Clipping – O divórcio direto – Jornal O Estado de S. Paulo

08 de dezembro de 2009


Apesar da forte oposição de entidades evangélicas e católicas, o Senado aprovou em primeiro turno, por 54 votos contra apenas 3, a Proposta de Emenda Constitucional (PEC) que cria a figura jurídica do divórcio “direto ou instantâneo”. Inspirada na legislação adotada nos Estados Unidos e na maioria dos países europeus, ela elimina os prazos e as exigências legais até agora necessários para a formalização da dissolução do vínculo conjugal. Há seis meses, quando a PEC foi aprovada pela Câmara dos Deputados, o vice-presidente da Conferência Nacional dos Bispos do Brasil, dom Luiz Soares Vieira, afirmou que a medida “banaliza o casamento”.


Atualmente, marido e mulher precisam esperar pelo menos dois anos de separação de corpos ou um ano de separação formal, registrada em tabelionato ou reconhecida pela Justiça, antes de iniciar o processo de formalização da dissolução do vínculo matrimonial.

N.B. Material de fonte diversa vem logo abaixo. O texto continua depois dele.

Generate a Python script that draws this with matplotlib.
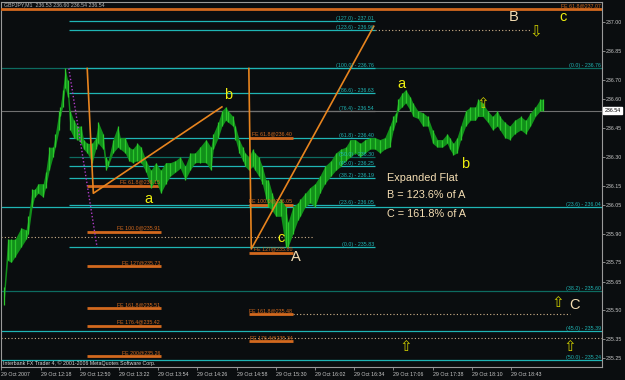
import matplotlib
matplotlib.use('Agg')
import matplotlib.pyplot as plt
import matplotlib.transforms as mtransforms

plt.rcParams['font.family'] = ['Liberation Sans', 'DejaVu Sans']

# GBPJPY M1, minutes after 11:46 on 29 Oct 2007
bar_min = [2, 5, 8, 11, 16, 20, 22, 25, 27, 30, 34, 36, 39, 42, 44, 47, 48, 50, 52, 54,
           56, 59, 62, 65, 67, 70, 74, 77, 79, 83, 85, 87, 91, 95, 97, 101, 104, 107, 111, 114,
           118, 122, 126, 130, 134, 138, 142, 146, 150, 154, 158, 162, 167, 171, 173, 177, 180, 183, 185, 189,
           191, 194, 197, 199, 202, 205, 207, 210, 213, 216, 218, 221, 224, 228, 232, 234, 238, 242, 244, 248,
           252, 256, 260, 264, 269, 273, 277, 281, 285, 289, 293, 297, 301, 305, 309, 313, 317, 320, 322, 324,
           327, 330, 334, 336, 340, 344, 348, 352, 356, 360, 364, 366, 369, 372, 375, 379, 383, 387, 389, 393,
           397, 401, 405, 407, 411, 415, 419, 424, 428, 432, 436, 440, 442]
bar_high = [235.62, 235.87, 235.87, 235.87, 235.93, 235.92, 235.99, 236.13, 236.13, 236.16, 236.16, 236.22, 236.35, 236.35, 236.42, 236.54, 236.56, 236.65, 236.76, 236.70,
            236.54, 236.49, 236.46, 236.46, 236.39, 236.37, 236.37, 236.40, 236.48, 236.42, 236.30, 236.28, 236.39, 236.46, 236.40, 236.40, 236.35, 236.34, 236.37, 236.35,
            236.28, 236.23, 236.27, 236.23, 236.27, 236.27, 236.28, 236.30, 236.25, 236.32, 236.32, 236.35, 236.39, 236.35, 236.42, 236.48, 236.54, 236.56, 236.54, 236.51,
            236.46, 236.39, 236.35, 236.32, 236.30, 236.34, 236.32, 236.30, 236.25, 236.18, 236.18, 236.11, 236.06, 236.08, 236.04, 235.96, 236.04, 236.06, 236.08, 236.11,
            236.14, 236.16, 236.20, 236.25, 236.28, 236.32, 236.34, 236.35, 236.39, 236.39, 236.37, 236.39, 236.40, 236.40, 236.39, 236.40, 236.46, 236.51, 236.53, 236.60,
            236.63, 236.65, 236.61, 236.58, 236.54, 236.53, 236.51, 236.44, 236.39, 236.39, 236.42, 236.40, 236.37, 236.40, 236.46, 236.54, 236.56, 236.56, 236.60, 236.58,
            236.54, 236.51, 236.54, 236.51, 236.48, 236.46, 236.49, 236.51, 236.49, 236.53, 236.56, 236.60, 236.60]
bar_low = [235.53, 235.76, 235.75, 235.78, 235.83, 235.87, 235.90, 236.04, 236.09, 236.11, 236.09, 236.14, 236.23, 236.30, 236.35, 236.44, 236.51, 236.56, 236.66, 236.61,
           236.44, 236.40, 236.39, 236.37, 236.34, 236.32, 236.27, 236.34, 236.37, 236.34, 236.23, 236.25, 236.32, 236.35, 236.34, 236.32, 236.28, 236.27, 236.28, 236.27,
           236.22, 236.14, 236.18, 236.11, 236.16, 236.20, 236.22, 236.24, 236.18, 236.23, 236.27, 236.27, 236.27, 236.23, 236.34, 236.40, 236.46, 236.49, 236.48, 236.46,
           236.39, 236.32, 236.28, 236.25, 236.23, 236.25, 236.23, 236.20, 236.16, 236.08, 236.04, 236.02, 235.99, 235.99, 235.83, 235.83, 235.90, 235.97, 235.99, 236.04,
           236.06, 236.04, 236.11, 236.16, 236.20, 236.23, 236.25, 236.28, 236.30, 236.32, 236.30, 236.32, 236.34, 236.34, 236.32, 236.34, 236.35, 236.44, 236.48, 236.54,
           236.56, 236.58, 236.54, 236.51, 236.50, 236.46, 236.46, 236.37, 236.35, 236.35, 236.37, 236.34, 236.31, 236.32, 236.39, 236.46, 236.49, 236.49, 236.51, 236.51,
           236.48, 236.44, 236.46, 236.44, 236.40, 236.39, 236.42, 236.44, 236.42, 236.46, 236.51, 236.54, 236.54]
bid = 236.54

# fibonacci retracement (left) and its extension (right)
fib_l_names = ['127.0', '123.6', '100.0', '86.6', '76.4', '61.8', '50.0', '45.0', '38.2', '23.6', '0.0']
fib_l_prices = [237.01, 236.96, 236.76, 236.63, 236.54, 236.40, 236.30, 236.25, 236.19, 236.05, 235.83]
fib_r_names = ['0.0', '23.6', '38.2', '45.0', '50.0']
fib_r_prices = [236.76, 236.04, 235.60, 235.39, 235.24]

# fibonacci expansions
fe1_names = ['61.8', '100.0', '127', '161.8', '176.4', '200']
fe1_prices = [236.15, 235.91, 235.73, 235.51, 235.42, 235.26]
fe2_names = ['61.8', '100.0', '127', '161.8', '176.4']
fe2_prices = [236.40, 236.05, 235.80, 235.48, 235.34]
fe_top_name, fe_top_price = '61.8', 237.07

# trend lines (time, price)
w1_t, w1_p = [70, 75, 180], [236.76, 236.11, 236.56]
w2_t, w2_p = [202, 204, 304], [236.76, 235.82, 236.98]
purple_t, purple_p = [55, 78], [236.76, 235.83]

time_ticks = [0, 32, 64, 96, 128, 160, 192, 224, 256, 288, 320, 352, 384, 416]
time_labels = ['29 Oct 2007', '29 Oct 12:18', '29 Oct 12:50', '29 Oct 13:22', '29 Oct 13:54',
               '29 Oct 14:26', '29 Oct 14:58', '29 Oct 15:30', '29 Oct 16:02', '29 Oct 16:34',
               '29 Oct 17:06', '29 Oct 17:38', '29 Oct 18:10', '29 Oct 18:43']
price_ticks = [237.00, 236.85, 236.70, 236.60, 236.45, 236.30, 236.15, 236.05, 235.90,
               235.75, 235.65, 235.50, 235.35, 235.25]

bg = '#0a0d0f'
cyan = '#1fb5b5'
dimcyan = '#0d6b60'
orange = '#d2691e'
orange_line = '#e8841e'
tan = '#d2b48c'
wheat = '#f5deb3'
yellow = '#eeee10'
olive = '#cccc00'
small = 3.8

fig = plt.figure(figsize=(6.25, 3.8), dpi=100, facecolor=bg)
ax = fig.add_axes([1.5 / 625, 1 - 367 / 380, 600.5 / 625, 365.5 / 380], facecolor=bg)
XMAX = 490.4
ax.set_xlim(0, XMAX)
ax.set_ylim(235.205, 237.109)
for s in ax.spines.values():
    s.set_color('#9a9a9a')
    s.set_linewidth(0.8)

# full-width lines of the right fib
for name, p in zip(fib_r_names, fib_r_prices):
    col = dimcyan if name in ('0.0', '38.2') else cyan
    ax.axhline(p, color=col, lw=0.9, zorder=1)
    ax.text(XMAX - 1, p, '(%s) - %.2f' % (name, p), color=cyan, fontsize=small,
            ha='right', va='bottom', zorder=5)

# bid line
ax.axhline(bid, color='#707070', lw=0.8, zorder=1)

# left fib
for name, p in zip(fib_l_names, fib_l_prices):
    col = dimcyan if name == '50.0' else cyan
    if name == '76.4':
        col = '#707070'
    ax.hlines(p, 55, 305, color=col, lw=0.9, zorder=2)
    ax.text(304, p, '(%s) - %.2f' % (name, p), color=cyan, fontsize=small,
            ha='right', va='bottom', zorder=5)

# dotted lines
ax.hlines(235.88, 0, 254, color=tan, lw=0.8, linestyles=(0, (1, 2)), zorder=2)
ax.hlines(236.96, 305, 432, color=tan, lw=0.8, linestyles=(0, (1, 2)), zorder=2)
ax.hlines(235.48, 238, 464, color=tan, lw=0.8, linestyles=(0, (1, 2)), zorder=2)
ax.axhline(235.355, color=tan, lw=0.8, linestyle=(0, (1, 2)), zorder=2)

# fibonacci expansions
ax.axhline(fe_top_price, color=orange, lw=2, zorder=3)
ax.text(XMAX - 1, fe_top_price + 0.005, 'FE %s@%.2f' % (fe_top_name, fe_top_price),
        color=orange, fontsize=small, ha='right', va='bottom', zorder=5)
for names, prices, t0, t1 in [(fe1_names, fe1_prices, 70, 130), (fe2_names, fe2_prices, 202, 238)]:
    for name, p in zip(names, prices):
        ax.hlines(p, t0, t1, color=orange, lw=2, zorder=3)
        ax.text(t1 - 0.5, p + 0.006, 'FE %s@%.2f' % (name, p), color=orange,
                fontsize=small, ha='right', va='bottom', zorder=5)

# price bars
ax.fill_between(bar_min, bar_low, bar_high, color='#11901a', lw=0, zorder=4)
ax.vlines(bar_min, bar_low, bar_high, color='#2cc62c', lw=0.9, zorder=4)

# wave lines
ax.plot(w1_t, w1_p, color=orange_line, lw=1.2, zorder=4)
ax.plot(w2_t, w2_p, color=orange_line, lw=1.2, zorder=4)
ax.plot(purple_t, purple_p, color='#b03cc8', lw=1.0, ls=(0, (1, 1.5)), zorder=4)

# wave labels
letters = [('a', 120, 236.08, yellow), ('b', 185, 236.62, yellow), ('c', 228, 235.875, yellow),
           ('A', 240, 235.78, wheat), ('a', 327, 236.68, yellow), ('b', 379, 236.26, yellow),
           ('B', 418, 237.03, wheat), ('c', 459, 237.03, yellow), ('C', 468, 235.53, wheat)]
for s, t, p, c in letters:
    ax.text(t, p, s, color=c, fontsize=10.5, ha='center', va='center', zorder=6)

for s, t, p in [('\u21e9', 436, 236.95), ('\u21e7', 393, 236.58), ('\u21e7', 454, 235.54),
                ('\u21e7', 330, 235.31), ('\u21e7', 464, 235.31)]:
    ax.text(t, p, s, color=olive, fontsize=11, ha='center', va='center',
            family='DejaVu Sans', zorder=6)

ax.text(315, 236.19, 'Expanded Flat', color=wheat, fontsize=7.8, va='center', zorder=6)
ax.text(315, 236.10, 'B = 123.6% of A', color=wheat, fontsize=7.8, va='center', zorder=6)
ax.text(315, 236.00, 'C = 161.8% of A', color=wheat, fontsize=7.8, va='center', zorder=6)

ax.text(0.004, 0.997, 'GBPJPY,M1  236.53 236.60 236.54 236.54', transform=ax.transAxes,
        color='#b8b8b8', fontsize=small, ha='left', va='top', zorder=6)
ax.text(0.003, 0.004, 'Interbank FX Trader 4, \u00a9 2001-2006 MetaQuotes Software Corp.',
        transform=ax.transAxes, color='#d8d8d8', fontsize=small, ha='left', va='bottom', zorder=6)

# axes
ax.yaxis.tick_right()
ax.set_yticks(price_ticks)
ax.set_yticklabels(['%.2f' % v for v in price_ticks])
ax.tick_params(axis='y', direction='out', length=2, width=0.6, color='#9a9a9a',
               labelsize=small, labelcolor='#c8c8c8', pad=1)
ax.set_xticks(time_ticks)
ax.set_xticklabels(time_labels)
ax.tick_params(axis='x', direction='out', length=2, width=0.6, color='#9a9a9a',
               labelsize=small, labelcolor='#c8c8c8', pad=1.5)
for lab in ax.get_xticklabels():
    lab.set_ha('left')

trans = mtransforms.blended_transform_factory(ax.transAxes, ax.transData)
ax.text(1.004, bid, '%.2f' % bid, transform=trans, color='black', fontsize=small,
        ha='left', va='center', zorder=7,
        bbox=dict(boxstyle='square,pad=0.2', fc='white', ec='white'), clip_on=False)

fig.savefig('out.png', dpi=100, facecolor=bg)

Pela PEC, que ainda precisa ser votada em segundo turno no Senado, o casal poderá iniciar o processo judicial de divórcio quando bem entender.


A proposta de introdução do divórcio “direto ou instantâneo” foi patrocinada pelo Instituto Brasileiro de Direito da Família e encampada pelos deputados Antonio Carlos Biscaia (PT-RJ) e Sérgio Carneiro (PT-BA). Para eles, a revogação de prazos mínimos e exigências legais reduz as despesas com custas processuais e gastos com advogados, além de propiciar uma “economia emocional” ao casal. Para as entidades religiosas, o prazo imposto pela legislação vigente visava a estimular marido e mulher a refletirem melhor sobre seu relacionamento, com vistas à reconciliação e à continuidade dos laços conjugais. Os advogados especializados em direito de família refutam esse argumento, alegando que o índice de reconciliação, depois do “tempo de reflexão, diálogo e aconselhamento” previsto pela legislação, é inferior a 0,5%. Para eles, a PEC chega com muito atraso.


A exemplo do que aconteceu nos Estados Unidos e na Europa, a institucionalização do divórcio “direto” é o desdobramento inevitável de um longo processo de mudanças comportamentais, culturais, éticas e morais causado pela urbanização do País. Em 1940, a população urbana representava cerca de 32% da sociedade brasileira. Com o advento da industrialização e as subsequentes mudanças no quadro geo-ocupacional do País, a população urbana foi crescendo em ritmo de progressão geométrica. E, ao permitir que as mulheres deixassem o lar para ingressar na economia formal, a urbanização acabou mudando o perfil da família brasileira.


A PEC aprovada no Senado torna ainda mais fácil que os casais se separem


Esse foi o período em que o direito de família teve de sofrer alterações radicais para acompanhar essas mudanças, apesar da resistência de entidades religiosas. Essas alterações começaram em 1962 com a entrada em vigor do Estatuto da Mulher Casada, que permitiu às mulheres, por exemplo, praticar o chamado “ato de comércio” sem depender de prévia autorização dos maridos, e culminou em 1977 com a aprovação do projeto de Lei do Divórcio do senador baiano Nelson Carneiro.


Desde então, segundo os indicadores do IBGE, o crescimento do número de divórcios vem acompanhando a expansão da urbanização do País. Em 2007, quando a população urbana ultrapassou a faixa dos 80% da população do País, a taxa de divórcio chegou a 1,49 por mil habitantes – um crescimento de cerca de 200% com relação a 1984, quando o IBGE começou a registrá-la (as estatísticas de registro civil começaram a ser divulgadas dez anos antes, com base em dados fornecidos por cartórios, tabelionatos e varas de família).


Em números absolutos, os divórcios passaram de 30.847, em 1984, para 179.342, em 2007. Somando separações e divórcios, houve 231.329 uniões desfeitas em 2007 – uma para cada quatro casamentos. Nesse ano, foram realizados 916 mil matrimônios. No que se refere à natureza das separações realizadas no Brasil nesse mesmo ano, 75,9% foram consensuais e apenas 24,1% foram não consensuais. Esses números mostram que a PEC aprovada pelo Senado nada mais faz do que adaptar o direito de família à realidade social e cultural do País.